Records from a dataset =>

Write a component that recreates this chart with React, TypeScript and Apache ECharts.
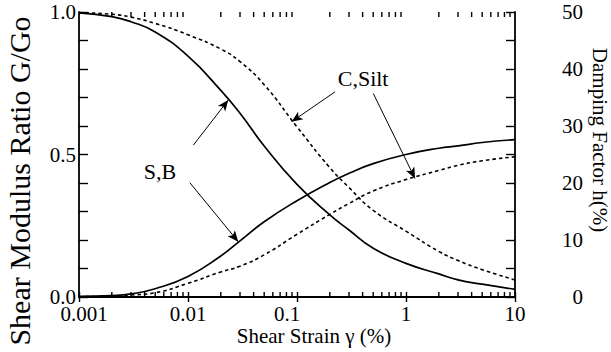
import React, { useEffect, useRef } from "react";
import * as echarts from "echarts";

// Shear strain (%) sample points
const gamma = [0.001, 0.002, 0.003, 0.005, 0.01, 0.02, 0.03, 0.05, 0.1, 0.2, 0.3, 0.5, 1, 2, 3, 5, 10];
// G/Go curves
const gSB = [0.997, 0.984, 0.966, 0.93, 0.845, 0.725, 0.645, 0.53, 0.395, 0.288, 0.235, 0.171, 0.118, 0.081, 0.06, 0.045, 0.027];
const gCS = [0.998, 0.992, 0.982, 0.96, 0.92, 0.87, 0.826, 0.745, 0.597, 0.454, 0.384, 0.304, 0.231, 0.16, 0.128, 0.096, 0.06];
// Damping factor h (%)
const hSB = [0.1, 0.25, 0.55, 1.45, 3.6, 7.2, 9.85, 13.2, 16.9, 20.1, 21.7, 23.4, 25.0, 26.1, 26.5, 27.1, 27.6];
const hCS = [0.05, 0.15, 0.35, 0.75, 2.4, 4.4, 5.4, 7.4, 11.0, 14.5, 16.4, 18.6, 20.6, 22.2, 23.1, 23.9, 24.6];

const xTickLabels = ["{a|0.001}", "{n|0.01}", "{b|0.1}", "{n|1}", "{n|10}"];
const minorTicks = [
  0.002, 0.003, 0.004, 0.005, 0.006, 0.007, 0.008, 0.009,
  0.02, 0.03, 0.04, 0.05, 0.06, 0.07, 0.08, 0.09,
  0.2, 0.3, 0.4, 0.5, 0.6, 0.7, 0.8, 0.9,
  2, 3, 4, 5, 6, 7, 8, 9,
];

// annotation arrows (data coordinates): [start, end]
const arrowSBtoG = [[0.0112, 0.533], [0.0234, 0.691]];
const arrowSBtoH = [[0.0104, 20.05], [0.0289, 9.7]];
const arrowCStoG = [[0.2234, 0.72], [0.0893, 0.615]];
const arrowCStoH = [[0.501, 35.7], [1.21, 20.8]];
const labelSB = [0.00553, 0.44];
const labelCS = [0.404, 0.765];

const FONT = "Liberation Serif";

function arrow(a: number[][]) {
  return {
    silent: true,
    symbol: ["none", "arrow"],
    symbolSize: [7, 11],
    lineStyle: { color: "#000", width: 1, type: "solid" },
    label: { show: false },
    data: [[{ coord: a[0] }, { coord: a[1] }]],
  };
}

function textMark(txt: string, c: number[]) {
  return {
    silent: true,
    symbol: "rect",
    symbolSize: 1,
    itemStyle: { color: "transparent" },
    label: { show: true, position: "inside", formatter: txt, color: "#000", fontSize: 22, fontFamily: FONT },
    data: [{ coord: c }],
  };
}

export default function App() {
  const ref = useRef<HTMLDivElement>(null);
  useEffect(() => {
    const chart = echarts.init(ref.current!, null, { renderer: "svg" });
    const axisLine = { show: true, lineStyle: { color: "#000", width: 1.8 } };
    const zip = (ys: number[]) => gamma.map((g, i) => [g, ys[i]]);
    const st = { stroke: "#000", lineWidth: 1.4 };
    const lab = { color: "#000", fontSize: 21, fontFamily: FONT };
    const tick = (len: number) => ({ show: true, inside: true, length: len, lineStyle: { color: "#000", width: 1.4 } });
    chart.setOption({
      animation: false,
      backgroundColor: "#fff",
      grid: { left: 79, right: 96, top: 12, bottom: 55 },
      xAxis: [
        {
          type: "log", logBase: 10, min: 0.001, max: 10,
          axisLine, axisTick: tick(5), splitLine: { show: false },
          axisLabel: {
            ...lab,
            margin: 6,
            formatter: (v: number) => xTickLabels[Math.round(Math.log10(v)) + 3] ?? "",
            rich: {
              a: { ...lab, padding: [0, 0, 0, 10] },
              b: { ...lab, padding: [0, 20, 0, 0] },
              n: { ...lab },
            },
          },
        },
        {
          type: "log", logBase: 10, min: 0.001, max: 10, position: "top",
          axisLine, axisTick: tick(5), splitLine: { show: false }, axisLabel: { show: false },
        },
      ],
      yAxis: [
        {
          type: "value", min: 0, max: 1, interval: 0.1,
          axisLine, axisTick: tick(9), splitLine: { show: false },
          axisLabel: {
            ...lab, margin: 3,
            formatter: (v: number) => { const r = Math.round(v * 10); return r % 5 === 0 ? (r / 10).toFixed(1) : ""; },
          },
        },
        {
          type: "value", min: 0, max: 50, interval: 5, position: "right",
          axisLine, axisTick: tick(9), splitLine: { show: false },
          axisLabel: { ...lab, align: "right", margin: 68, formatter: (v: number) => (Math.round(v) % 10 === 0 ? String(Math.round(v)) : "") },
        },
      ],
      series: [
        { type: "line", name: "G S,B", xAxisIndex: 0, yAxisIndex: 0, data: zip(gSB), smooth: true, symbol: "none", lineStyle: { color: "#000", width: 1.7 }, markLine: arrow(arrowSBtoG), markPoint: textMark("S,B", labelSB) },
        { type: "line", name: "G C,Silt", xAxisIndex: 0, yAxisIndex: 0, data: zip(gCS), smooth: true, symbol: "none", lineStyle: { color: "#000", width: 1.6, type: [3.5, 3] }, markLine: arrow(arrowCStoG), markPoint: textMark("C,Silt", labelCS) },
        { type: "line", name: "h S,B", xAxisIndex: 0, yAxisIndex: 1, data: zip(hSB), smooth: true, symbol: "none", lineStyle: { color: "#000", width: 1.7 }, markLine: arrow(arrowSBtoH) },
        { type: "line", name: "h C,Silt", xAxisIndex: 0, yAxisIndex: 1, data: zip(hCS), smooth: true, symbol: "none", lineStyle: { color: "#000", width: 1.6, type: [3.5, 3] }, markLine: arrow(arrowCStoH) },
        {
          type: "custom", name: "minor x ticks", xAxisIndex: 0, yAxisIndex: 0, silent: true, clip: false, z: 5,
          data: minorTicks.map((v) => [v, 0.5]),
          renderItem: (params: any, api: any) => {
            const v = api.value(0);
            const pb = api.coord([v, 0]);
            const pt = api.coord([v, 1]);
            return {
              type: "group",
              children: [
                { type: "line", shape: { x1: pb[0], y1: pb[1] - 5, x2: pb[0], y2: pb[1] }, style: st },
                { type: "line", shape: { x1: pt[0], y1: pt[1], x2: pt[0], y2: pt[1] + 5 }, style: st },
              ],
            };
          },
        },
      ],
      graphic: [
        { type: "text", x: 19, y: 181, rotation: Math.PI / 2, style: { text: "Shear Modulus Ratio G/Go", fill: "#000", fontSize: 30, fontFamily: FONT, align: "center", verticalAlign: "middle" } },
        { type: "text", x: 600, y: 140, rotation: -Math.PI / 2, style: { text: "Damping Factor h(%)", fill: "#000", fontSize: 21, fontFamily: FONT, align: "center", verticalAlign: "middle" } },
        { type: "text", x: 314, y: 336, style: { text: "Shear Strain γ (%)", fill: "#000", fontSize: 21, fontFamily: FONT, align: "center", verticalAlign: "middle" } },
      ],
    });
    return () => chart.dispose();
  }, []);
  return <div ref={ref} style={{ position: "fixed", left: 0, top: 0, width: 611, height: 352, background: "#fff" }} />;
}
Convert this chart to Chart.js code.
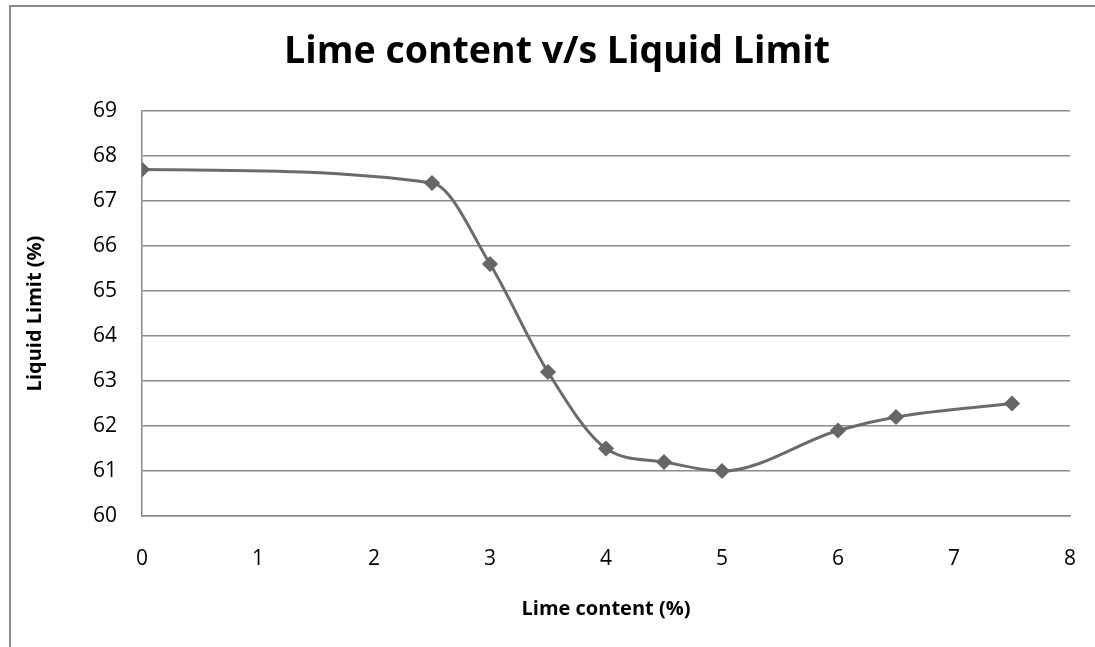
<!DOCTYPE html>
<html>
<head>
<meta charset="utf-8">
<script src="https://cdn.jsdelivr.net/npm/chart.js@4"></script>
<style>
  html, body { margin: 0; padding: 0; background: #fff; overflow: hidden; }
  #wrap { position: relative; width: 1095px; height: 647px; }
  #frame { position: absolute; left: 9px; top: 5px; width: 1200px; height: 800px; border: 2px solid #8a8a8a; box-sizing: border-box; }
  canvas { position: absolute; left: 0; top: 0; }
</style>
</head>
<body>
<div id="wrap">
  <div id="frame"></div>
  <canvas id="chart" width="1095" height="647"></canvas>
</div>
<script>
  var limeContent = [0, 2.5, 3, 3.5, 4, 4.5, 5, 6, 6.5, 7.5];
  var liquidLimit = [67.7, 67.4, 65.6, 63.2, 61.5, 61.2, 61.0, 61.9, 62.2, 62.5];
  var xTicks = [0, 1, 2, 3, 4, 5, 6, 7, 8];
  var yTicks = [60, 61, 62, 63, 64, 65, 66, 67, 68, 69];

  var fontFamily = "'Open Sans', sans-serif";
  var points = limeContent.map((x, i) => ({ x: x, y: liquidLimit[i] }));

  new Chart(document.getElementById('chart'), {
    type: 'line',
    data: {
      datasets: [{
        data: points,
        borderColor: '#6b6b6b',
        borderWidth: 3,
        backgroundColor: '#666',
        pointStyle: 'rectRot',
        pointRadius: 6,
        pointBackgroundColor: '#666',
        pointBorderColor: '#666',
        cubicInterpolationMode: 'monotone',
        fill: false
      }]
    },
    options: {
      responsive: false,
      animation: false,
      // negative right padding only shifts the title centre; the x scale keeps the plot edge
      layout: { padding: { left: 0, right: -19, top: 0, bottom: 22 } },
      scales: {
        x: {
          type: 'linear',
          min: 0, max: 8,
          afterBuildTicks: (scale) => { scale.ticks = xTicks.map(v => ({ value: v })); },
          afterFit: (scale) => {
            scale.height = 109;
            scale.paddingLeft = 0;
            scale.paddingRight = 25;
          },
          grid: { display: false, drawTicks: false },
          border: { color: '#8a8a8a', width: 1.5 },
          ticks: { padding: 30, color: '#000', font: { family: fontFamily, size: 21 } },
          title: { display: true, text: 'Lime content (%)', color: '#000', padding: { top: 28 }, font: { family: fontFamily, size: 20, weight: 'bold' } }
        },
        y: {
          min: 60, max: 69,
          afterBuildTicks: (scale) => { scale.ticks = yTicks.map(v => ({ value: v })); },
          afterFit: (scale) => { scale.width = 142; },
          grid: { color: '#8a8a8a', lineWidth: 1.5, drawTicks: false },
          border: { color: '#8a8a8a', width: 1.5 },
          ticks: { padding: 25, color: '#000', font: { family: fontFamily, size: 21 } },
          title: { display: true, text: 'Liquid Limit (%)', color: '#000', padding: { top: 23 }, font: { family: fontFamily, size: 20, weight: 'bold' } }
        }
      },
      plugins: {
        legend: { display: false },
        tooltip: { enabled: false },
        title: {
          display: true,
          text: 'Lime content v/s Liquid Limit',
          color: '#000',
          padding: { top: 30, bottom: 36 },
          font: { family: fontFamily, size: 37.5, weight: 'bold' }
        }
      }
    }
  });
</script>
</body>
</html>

SET TASK => Skip the pictures, please, and transcribe only the lines from the beginning of the material through the one that contains "import * as".

SOLVED EXERCISE =>
Write a component that recreates this chart with React, TypeScript and Apache ECharts.
import React, { useEffect, useRef } from "react";
import * as echarts from "echarts";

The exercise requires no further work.